** WORK REQUIRED **
From the line with "Give me the" to the line with "const logics = ['Low", both lines included, set down exactly those lines, please, and no others.
══════
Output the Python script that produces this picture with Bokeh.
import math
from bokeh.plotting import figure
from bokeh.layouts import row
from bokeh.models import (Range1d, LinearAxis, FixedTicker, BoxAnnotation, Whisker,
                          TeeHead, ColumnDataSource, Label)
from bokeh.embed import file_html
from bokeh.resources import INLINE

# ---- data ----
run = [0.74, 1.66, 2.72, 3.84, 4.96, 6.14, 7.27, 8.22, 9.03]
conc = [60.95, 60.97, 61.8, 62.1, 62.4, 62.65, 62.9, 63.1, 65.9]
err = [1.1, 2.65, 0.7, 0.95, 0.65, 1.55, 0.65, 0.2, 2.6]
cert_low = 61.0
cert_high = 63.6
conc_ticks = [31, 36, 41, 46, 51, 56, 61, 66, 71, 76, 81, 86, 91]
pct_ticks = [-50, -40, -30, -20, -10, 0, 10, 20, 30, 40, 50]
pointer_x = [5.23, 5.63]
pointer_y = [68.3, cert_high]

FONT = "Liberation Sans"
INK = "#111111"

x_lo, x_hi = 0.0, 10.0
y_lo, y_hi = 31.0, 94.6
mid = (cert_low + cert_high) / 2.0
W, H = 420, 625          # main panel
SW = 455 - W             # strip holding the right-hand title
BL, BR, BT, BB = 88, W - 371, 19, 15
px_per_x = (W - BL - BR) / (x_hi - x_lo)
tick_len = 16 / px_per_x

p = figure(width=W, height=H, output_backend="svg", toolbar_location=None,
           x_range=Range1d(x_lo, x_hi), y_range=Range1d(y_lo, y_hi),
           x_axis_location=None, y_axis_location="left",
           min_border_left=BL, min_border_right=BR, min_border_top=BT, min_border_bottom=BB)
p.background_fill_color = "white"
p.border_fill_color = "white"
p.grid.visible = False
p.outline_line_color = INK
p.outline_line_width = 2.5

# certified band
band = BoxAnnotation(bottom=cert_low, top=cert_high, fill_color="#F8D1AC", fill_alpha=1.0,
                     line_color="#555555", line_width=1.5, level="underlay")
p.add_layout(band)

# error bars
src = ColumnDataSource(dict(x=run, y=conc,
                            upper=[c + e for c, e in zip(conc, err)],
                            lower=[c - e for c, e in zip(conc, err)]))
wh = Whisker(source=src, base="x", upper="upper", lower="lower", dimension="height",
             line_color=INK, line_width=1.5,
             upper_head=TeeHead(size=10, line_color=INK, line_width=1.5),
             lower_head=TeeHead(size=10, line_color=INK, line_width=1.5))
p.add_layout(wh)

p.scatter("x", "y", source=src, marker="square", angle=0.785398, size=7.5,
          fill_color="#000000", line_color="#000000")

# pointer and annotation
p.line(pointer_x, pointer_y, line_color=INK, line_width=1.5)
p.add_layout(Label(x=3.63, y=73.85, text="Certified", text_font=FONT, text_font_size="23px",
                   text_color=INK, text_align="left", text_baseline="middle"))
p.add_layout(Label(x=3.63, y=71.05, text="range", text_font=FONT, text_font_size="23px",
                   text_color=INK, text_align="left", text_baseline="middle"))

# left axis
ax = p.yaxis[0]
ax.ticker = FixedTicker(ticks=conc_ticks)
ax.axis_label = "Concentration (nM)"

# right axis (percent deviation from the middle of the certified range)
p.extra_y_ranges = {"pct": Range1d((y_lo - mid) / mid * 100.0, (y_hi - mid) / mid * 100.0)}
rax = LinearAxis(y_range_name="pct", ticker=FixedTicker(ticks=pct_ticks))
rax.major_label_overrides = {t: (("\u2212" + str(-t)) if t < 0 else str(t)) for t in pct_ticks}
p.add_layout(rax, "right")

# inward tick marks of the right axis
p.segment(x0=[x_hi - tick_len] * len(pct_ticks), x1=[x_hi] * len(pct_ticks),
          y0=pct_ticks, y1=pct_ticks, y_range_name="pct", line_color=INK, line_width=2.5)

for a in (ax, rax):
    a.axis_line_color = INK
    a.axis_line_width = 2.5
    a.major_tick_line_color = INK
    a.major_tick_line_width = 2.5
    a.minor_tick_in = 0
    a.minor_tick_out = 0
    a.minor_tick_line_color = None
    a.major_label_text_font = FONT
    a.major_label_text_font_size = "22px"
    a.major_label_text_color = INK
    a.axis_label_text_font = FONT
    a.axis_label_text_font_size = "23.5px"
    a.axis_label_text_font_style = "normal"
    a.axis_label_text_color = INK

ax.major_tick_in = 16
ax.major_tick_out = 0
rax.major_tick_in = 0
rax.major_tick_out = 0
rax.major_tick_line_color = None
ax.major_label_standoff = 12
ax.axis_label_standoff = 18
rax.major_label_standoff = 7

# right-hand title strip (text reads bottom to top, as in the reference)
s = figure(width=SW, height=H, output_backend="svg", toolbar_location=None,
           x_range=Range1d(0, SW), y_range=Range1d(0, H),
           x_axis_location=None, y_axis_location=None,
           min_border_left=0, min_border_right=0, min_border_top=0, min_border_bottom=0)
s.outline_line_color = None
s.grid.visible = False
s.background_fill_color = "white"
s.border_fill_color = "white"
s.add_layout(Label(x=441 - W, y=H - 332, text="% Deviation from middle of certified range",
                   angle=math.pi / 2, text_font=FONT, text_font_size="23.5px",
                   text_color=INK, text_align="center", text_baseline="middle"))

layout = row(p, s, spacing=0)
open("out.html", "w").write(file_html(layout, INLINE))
══════
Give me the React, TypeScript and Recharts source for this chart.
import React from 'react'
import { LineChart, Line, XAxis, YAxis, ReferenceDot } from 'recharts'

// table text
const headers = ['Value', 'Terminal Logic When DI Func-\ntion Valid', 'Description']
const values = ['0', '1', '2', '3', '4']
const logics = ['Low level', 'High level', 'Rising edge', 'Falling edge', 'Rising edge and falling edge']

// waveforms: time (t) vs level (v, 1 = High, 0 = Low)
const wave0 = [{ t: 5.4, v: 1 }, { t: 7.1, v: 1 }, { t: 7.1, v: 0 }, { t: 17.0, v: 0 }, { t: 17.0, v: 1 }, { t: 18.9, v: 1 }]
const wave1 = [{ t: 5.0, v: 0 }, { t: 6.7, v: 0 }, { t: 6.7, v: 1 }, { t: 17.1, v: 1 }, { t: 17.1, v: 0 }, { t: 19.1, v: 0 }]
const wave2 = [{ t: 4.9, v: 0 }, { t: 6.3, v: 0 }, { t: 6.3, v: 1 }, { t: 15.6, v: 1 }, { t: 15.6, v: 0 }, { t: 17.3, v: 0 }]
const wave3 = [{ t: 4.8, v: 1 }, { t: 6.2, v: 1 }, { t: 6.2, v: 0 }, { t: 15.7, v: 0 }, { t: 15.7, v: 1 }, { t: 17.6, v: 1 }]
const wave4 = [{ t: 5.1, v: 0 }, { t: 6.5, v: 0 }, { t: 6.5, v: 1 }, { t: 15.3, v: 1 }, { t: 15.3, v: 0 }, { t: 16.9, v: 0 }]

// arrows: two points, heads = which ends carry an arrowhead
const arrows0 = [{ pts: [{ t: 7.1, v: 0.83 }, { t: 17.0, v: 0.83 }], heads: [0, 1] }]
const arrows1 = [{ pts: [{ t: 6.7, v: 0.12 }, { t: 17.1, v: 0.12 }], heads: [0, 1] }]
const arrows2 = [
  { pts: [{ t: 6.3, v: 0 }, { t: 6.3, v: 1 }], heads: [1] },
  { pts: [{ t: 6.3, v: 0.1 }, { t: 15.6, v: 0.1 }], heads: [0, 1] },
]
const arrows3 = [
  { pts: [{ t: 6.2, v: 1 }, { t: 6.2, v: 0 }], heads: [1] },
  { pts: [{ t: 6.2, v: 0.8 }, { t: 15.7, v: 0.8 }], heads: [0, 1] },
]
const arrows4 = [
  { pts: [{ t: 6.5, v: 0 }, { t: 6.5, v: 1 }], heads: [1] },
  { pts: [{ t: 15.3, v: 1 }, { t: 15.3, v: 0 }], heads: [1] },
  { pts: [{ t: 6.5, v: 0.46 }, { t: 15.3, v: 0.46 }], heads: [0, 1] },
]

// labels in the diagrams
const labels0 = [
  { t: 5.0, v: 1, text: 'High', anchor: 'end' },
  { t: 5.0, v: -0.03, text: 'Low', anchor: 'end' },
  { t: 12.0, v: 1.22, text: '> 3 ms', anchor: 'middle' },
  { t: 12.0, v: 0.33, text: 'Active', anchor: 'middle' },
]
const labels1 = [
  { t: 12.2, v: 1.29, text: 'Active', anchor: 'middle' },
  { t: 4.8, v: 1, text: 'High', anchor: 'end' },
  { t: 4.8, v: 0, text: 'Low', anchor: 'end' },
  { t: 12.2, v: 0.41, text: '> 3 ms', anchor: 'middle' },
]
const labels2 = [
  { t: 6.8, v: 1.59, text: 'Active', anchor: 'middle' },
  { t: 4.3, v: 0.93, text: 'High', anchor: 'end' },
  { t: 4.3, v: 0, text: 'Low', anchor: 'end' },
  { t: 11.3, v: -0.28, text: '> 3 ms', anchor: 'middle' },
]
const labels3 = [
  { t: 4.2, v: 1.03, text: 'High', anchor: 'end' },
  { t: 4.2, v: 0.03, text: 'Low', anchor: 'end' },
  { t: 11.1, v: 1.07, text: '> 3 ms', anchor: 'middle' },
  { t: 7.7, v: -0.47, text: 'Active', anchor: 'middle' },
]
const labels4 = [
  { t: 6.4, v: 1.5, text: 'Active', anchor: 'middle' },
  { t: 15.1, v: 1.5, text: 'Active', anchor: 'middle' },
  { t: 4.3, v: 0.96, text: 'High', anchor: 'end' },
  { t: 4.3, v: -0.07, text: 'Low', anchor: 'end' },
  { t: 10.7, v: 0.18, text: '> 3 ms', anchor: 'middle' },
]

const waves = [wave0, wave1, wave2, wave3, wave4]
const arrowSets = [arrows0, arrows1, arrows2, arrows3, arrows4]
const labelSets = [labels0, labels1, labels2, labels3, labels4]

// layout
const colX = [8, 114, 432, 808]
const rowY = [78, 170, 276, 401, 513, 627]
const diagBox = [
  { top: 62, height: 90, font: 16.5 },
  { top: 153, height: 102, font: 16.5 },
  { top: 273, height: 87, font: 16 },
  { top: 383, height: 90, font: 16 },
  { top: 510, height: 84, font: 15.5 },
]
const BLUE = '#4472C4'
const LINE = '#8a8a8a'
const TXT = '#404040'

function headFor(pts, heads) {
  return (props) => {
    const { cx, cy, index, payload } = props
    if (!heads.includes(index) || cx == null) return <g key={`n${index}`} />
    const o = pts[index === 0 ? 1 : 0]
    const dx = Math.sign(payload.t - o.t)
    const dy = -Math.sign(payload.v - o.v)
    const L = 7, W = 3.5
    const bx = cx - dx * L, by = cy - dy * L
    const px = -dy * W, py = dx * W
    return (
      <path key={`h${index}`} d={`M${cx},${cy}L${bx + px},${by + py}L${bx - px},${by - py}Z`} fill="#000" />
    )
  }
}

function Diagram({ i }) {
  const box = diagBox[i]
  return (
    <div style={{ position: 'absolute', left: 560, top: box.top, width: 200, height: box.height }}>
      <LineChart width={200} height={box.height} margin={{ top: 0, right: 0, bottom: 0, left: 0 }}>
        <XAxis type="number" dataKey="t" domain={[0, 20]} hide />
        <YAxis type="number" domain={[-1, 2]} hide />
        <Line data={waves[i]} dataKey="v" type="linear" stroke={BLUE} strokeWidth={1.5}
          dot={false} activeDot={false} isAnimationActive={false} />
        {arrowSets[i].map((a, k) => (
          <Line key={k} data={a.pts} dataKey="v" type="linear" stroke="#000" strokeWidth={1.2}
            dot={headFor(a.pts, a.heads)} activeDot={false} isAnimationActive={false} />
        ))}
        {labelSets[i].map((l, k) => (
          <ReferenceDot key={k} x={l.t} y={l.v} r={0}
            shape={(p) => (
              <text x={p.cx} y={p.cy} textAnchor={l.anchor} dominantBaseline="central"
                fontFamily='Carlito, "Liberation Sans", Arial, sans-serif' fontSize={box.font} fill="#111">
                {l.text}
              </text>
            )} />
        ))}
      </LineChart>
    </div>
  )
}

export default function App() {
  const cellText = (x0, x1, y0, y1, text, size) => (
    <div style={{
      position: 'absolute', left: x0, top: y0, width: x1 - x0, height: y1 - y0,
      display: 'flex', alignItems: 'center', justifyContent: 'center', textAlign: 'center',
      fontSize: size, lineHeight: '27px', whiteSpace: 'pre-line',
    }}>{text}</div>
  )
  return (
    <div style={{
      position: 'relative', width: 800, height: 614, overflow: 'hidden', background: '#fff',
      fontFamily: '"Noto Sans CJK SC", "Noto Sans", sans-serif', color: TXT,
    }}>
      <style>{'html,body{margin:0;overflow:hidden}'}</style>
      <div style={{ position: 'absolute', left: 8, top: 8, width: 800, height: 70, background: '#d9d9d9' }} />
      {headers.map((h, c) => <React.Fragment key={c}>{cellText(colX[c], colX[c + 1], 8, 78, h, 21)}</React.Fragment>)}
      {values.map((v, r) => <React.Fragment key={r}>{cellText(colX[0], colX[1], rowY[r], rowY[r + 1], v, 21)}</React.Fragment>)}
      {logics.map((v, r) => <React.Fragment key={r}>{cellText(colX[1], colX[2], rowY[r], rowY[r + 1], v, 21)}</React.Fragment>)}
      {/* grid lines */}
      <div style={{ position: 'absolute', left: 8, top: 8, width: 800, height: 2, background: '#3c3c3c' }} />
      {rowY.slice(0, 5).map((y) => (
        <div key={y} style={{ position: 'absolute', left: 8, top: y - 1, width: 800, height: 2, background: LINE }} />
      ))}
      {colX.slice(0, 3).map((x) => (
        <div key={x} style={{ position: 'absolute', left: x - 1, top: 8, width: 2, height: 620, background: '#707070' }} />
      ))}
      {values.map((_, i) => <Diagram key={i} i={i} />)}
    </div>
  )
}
══════
** RESPONSE BELOW **
Give me the React, TypeScript and Recharts source for this chart.
import React from 'react'
import { LineChart, Line, XAxis, YAxis, ReferenceDot } from 'recharts'

// table text
const headers = ['Value', 'Terminal Logic When DI Func-\ntion Valid', 'Description']
const values = ['0', '1', '2', '3', '4']
const logics = ['Low level', 'High level', 'Rising edge', 'Falling edge', 'Rising edge and falling edge']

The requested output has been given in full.